Back then he was using mutual funds, but was excited about exchange-traded funds. “I wanted something flexible; you didn’t have to buy a lot of securities, it wasn’t loaded with mutual funds — because I wanted something that was more transparent than mutual funds — so ETFs were just perfect for that,” he said.

The New Jersey-based Saddle River offers its portfolios to 401(k) plan sponsors through Invest n Retire, a technology company that provides recordkeeping and trading systems for defined contribution plans. Plan sponsors can choose from five core portfolios with different levels of risk.

Wolfe started Saddle River with his son, Doug, who had spent 14 years at Salomon Smith Barney trading equity securities, in 2004.

“The way we managed risk was we put more fixed income in,” Wolfe said. “So our aggressive growth [portfolio] had no fixed income in it down to the most conservative portfolio had 60% fixed income in it. It had an allocation to U.S. equities, developed markets and emerging markets. It had commodities in it, it had real estate, and it had fixed income.”

Early on, when there weren’t enough ETFs covering the fixed income market to choose from, Saddle River used closed-end funds to fill the gap, “but as ETFs developed, [now] they’re in everything — more things than we even thought about — so that made it very easy for us to not only put together an endowment-style portfolio, but to manage it the way we wanted to,” Wolfe said.

Wolfe described the research process he uses at Saddle River: “We would download on the equities all the securities on each of the indexes — large-cap, mid-cap, small-cap, that sort of thing — and we ran some fundamental analysis on those and some technical analysis and we scored each one of them.”

The portfolios are rebalanced every quarter, Wolfe said, and the team can “alternate and shift our allocations and manage our allocations depending on what is going on in the marketplace. For instance, last year emerging market commodities were getting killed, so we shifted our allocation, which was normally, say, 10% for each one to 1%.”

One reason the firm has adopted ETFs so enthusiastically is that they provide exposure to areas investors might have trouble finding in a mutual fund. “There are ETFs that cover areas that mutual funds are hard pressed to cover,” Wolfe said. “When you get into things like real estate and commodities, even emerging markets, there aren’t a whole heck of a lot of mutual funds that cover that.”

ETFs also provide more flexibility. “Most 401(k)s, when they’re set up with mutual funds, they pick a handful of mutual funds” and may make some changes after a year or two. “With ETF portfolios, we can change ETFs every quarter if we want to.”

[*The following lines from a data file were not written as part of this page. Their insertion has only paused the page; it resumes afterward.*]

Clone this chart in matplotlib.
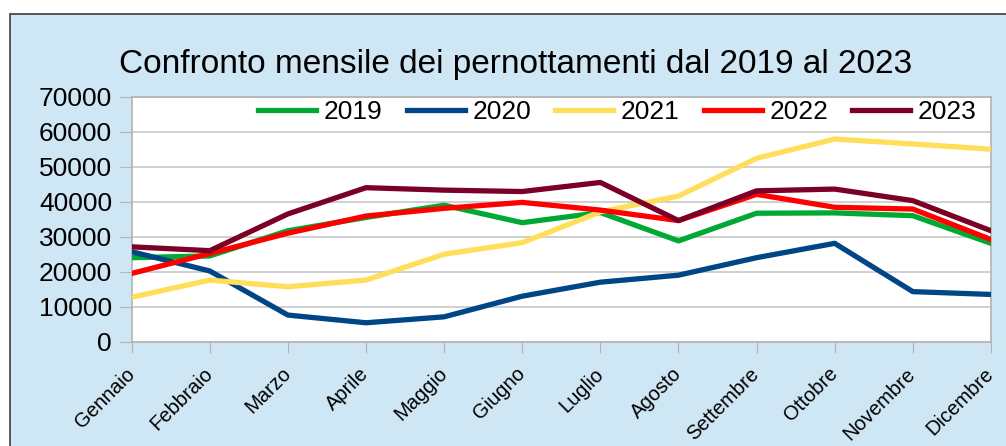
import matplotlib.pyplot as plt
from matplotlib.patches import Rectangle
import numpy as np

plt.rcParams['font.family'] = ['Liberation Sans', 'DejaVu Sans']

mesi = ['Gennaio', 'Febbraio', 'Marzo', 'Aprile', 'Maggio', 'Giugno', 'Luglio',
        'Agosto', 'Settembre', 'Ottobre', 'Novembre', 'Dicembre']

anni = ['2019', '2020', '2021', '2022', '2023']
v2019 = [24000, 24500, 31700, 35500, 39000, 34000, 36900, 28800, 36700, 36800, 36000, 28100]
v2020 = [25700, 20200, 7600, 5400, 7100, 13000, 17000, 19000, 24000, 28100, 14300, 13500]
v2021 = [12700, 17600, 15700, 17600, 25000, 28300, 37100, 41600, 52400, 57900, 56500, 55000]
v2022 = [19500, 25200, 31000, 35900, 38100, 39800, 37600, 34600, 42100, 38400, 37900, 29200]
v2023 = [27100, 26000, 36500, 44000, 43300, 42900, 45500, 34600, 43100, 43600, 40300, 31700]
colori = ['#00a933', '#004586', '#ffde59', '#ff0000', '#7b0025']

fig = plt.figure(figsize=(10.06, 4.46), dpi=100, facecolor='white')

# sfondo del grafico con bordo (visibile a sinistra e in alto)
bg = Rectangle((10 / 1006, -0.1), 1.2, 1.1 - 14 / 446, transform=fig.transFigure,
               facecolor='#cfe6f4', edgecolor='#3c3c3c', linewidth=1.2, zorder=-10)
fig.patches.append(bg)

ax = fig.add_axes([0.1309, 0.2339, 0.985 - 0.1309, 0.7832 - 0.2339])
ax.set_facecolor('white')

x = np.arange(len(mesi))
for serie, anno, col in zip([v2019, v2020, v2021, v2022, v2023], anni, colori):
    ax.plot(x, serie, color=col, linewidth=3.8, label=anno, zorder=3)

ax.set_xlim(0, len(mesi) - 1)
ax.set_ylim(0, 70000)
ax.set_yticks(range(0, 70001, 10000))
ax.set_xticks(x)
ax.set_xticklabels(mesi, rotation=45, ha='right', va='center', rotation_mode='anchor',
                   fontsize=14.5)
ax.tick_params(axis='y', labelsize=19, length=8.6, color='#b3b3b3', pad=5.5)
ax.tick_params(axis='x', length=8, color='#b3b3b3', pad=13)
ax.grid(axis='y', color='#c8c8c8', linewidth=1.2, zorder=1)
for s in ax.spines.values():
    s.set_color('#b3b3b3')
    s.set_linewidth(1.2)

fig.text(0.512, 1 - 72.7 / 446, 'Confronto mensile dei pernottamenti dal 2019 al 2023',
         ha='center', va='baseline', fontsize=24)

fig.legend(loc='center', bbox_to_anchor=(617.5 / 1006, 1 - 112.3 / 446), ncol=5,
           frameon=False, fontsize=19, handlelength=2.2, handletextpad=0.3,
           columnspacing=0.9, borderpad=0)

fig.savefig('out.png', dpi=100)
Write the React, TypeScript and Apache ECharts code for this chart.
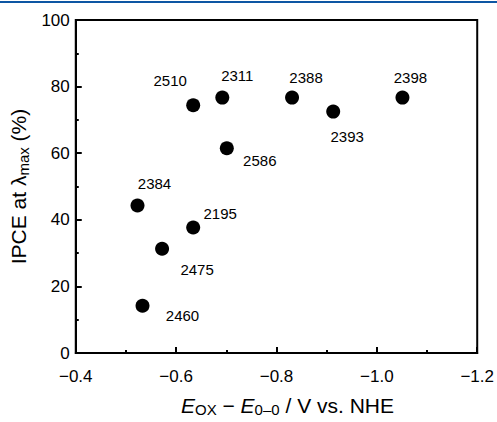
import { useEffect, useRef } from "react";
import * as echarts from "echarts";

// Dye identifiers and their measured values
const dyes = ["2384", "2510", "2311", "2586", "2388", "2393", "2398", "2195", "2475", "2460"];
const potentials = [-0.523, -0.634, -0.692, -0.701, -0.831, -0.913, -1.051, -0.634, -0.572, -0.533];
const ipce = [44.3, 74.4, 76.7, 61.5, 76.7, 72.5, 76.7, 37.7, 31.3, 14.2];

// Axis ranges
const xRange = [-1.2, -0.4];
const xStep = 0.2;
const yRange = [0, 100];
const yStep = 20;

// Where each dye name sits relative to its marker (px)
const labelOffsets: [number, number][] = [
  [17, -22], [-23, -25], [15, -22], [33, 12], [14, -20],
  [14, 25], [8, -20], [27, -14], [35, 21], [40, 10],
];

const FONT = "'Liberation Sans', Arial, Helvetica, sans-serif";

const fmtX = (v: number) => (v < 0 ? "\u2212" : "") + Math.abs(v).toFixed(1);

export default function App() {
  const ref = useRef<HTMLDivElement>(null);

  useEffect(() => {
    if (!ref.current) return;
    const chart = echarts.init(ref.current, undefined, { renderer: "svg" });

    const points = dyes.map((name, i) => ({
      name,
      value: [potentials[i], ipce[i]],
      label: { offset: labelOffsets[i] },
    }));

    chart.setOption({
      animation: false,
      backgroundColor: "#ffffff",
      textStyle: { fontFamily: FONT },
      graphic: [
        {
          type: "rect",
          left: 0,
          top: 1,
          shape: { width: 497, height: 2 },
          style: { fill: "#0d56a3" },
        },
      ],
      grid: {
        left: 74,
        right: 15,
        top: 20,
        bottom: 66,
        show: true,
        borderColor: "#000",
        borderWidth: 2,
        backgroundColor: "transparent",
      },
      xAxis: {
        type: "value",
        min: xRange[0],
        max: xRange[1],
        interval: xStep,
        inverse: true,
        name: "{i|E}{sub|OX}{n| \u2212 }{i|E}{sub|0\u20130}{n| / V vs. NHE}",
        nameLocation: "middle",
        nameGap: 40,
        nameTextStyle: {
          padding: [0, 0, 0, 22],
          rich: {
            n: { fontSize: 21, color: "#000", fontFamily: FONT },
            i: { fontSize: 21, color: "#000", fontStyle: "italic", fontFamily: FONT },
            sub: { fontSize: 15, color: "#000", fontFamily: FONT, padding: [9, 0, 0, 0] },
          },
        },
        axisLine: { show: true, onZero: false, lineStyle: { color: "#000", width: 2 } },
        axisTick: { show: true, inside: true, length: 6, lineStyle: { color: "#000", width: 2 } },
        minorTick: { show: true, splitNumber: 2, length: 3, lineStyle: { color: "#000", width: 2 } },
        splitLine: { show: false },
        axisLabel: {
          formatter: fmtX,
          fontSize: 17,
          color: "#000",
          margin: 15,
          fontFamily: FONT,
        },
      },
      yAxis: {
        type: "value",
        min: yRange[0],
        max: yRange[1],
        interval: yStep,
        name: "{n|IPCE at \u03bb}{sub|max}{n| (%)}",
        nameLocation: "middle",
        nameRotate: 90,
        nameGap: 36,
        nameTextStyle: {
          rich: {
            n: { fontSize: 21, color: "#000", fontFamily: FONT },
            sub: { fontSize: 15, color: "#000", fontFamily: FONT, padding: [9, 0, 0, 0] },
          },
        },
        axisLine: { show: true, onZero: false, lineStyle: { color: "#000", width: 2 } },
        axisTick: { show: true, inside: true, length: 6, lineStyle: { color: "#000", width: 2 } },
        minorTick: { show: true, splitNumber: 2, length: 3, lineStyle: { color: "#000", width: 2 } },
        splitLine: { show: false },
        axisLabel: {
          fontSize: 17,
          color: "#000",
          margin: 6,
          fontFamily: FONT,
        },
      },
      series: [
        {
          type: "scatter",
          symbol: "circle",
          symbolSize: 14,
          itemStyle: { color: "#000", opacity: 1 },
          label: {
            show: true,
            position: "inside",
            formatter: (p: any) => p.name,
            fontSize: 15,
            color: "#000",
            fontFamily: FONT,
          },
          data: points,
        },
      ],
    });

    return () => chart.dispose();
  }, []);

  return (
    <div
      ref={ref}
      style={{ position: "fixed", left: 0, top: 0, width: 497, height: 422 }}
    />
  );
}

For example, Wolfe said, “Last year in May, that’s when the fixed income market really got hit because that’s when the Fed said they were going to start raising interest rates and bonds got clobbered. At the end of June when we decided to rebalance, we moved the fixed income to bank loans and emerging market fixed income and things that were not affected by the Fed policy. We were able to make those changes —Bang! — Just like that, and settle down our fixed income allocation.”

ETFs also have better expense ratios, Wolfe said. “Every time I talk to a client, they’re saying to me, ‘Can you help me with my 401(k)?’ We can go in there with an ETF portfolio that’s a lot less expensive than a mutual fund portfolio for the plan sponsor — with recordkeeping, payroll — and provide education and advisory services for less than 100 basis points. Try to do that with mutual funds.”

ETFs haven’t been picked up in 401(k)s much, but that’s about to change. “The big problem with ETFs in a 401(k) so far is that ETFs are traded like stocks,” Wolfe said. “A lot of people — the Fidelities and Schwabs and people like that — have difficulty putting ETFs in 401(k)s, but now open-architecture platforms are out there.”

He continued, “The bottom line is ETFs have not being making much headway in the 401(k) marketplace; they’re going to start.” In fact, Schwab launched an all-ETF 401(k) in February. Prior to that, TD Ameritrade launched a turnkey program that opens up non-proprietary ETFs and mutual funds to advisors trying to get into the retirement business.

The last obstacle to adding ETFs to 401(k)s, then, might be the participant.

“It does add a layer of confusion,” Wolfe acknowledged when asked how participants have responded to ETFs in their 401(k)s. “We do have to explain to participants what an ETF is. Let’s face it, mutual funds are so plugged into 401(k)s now and people are so accustomed to them. We were lucky enough to have people in human resources who understood ETFs and liked the idea of lower costs.”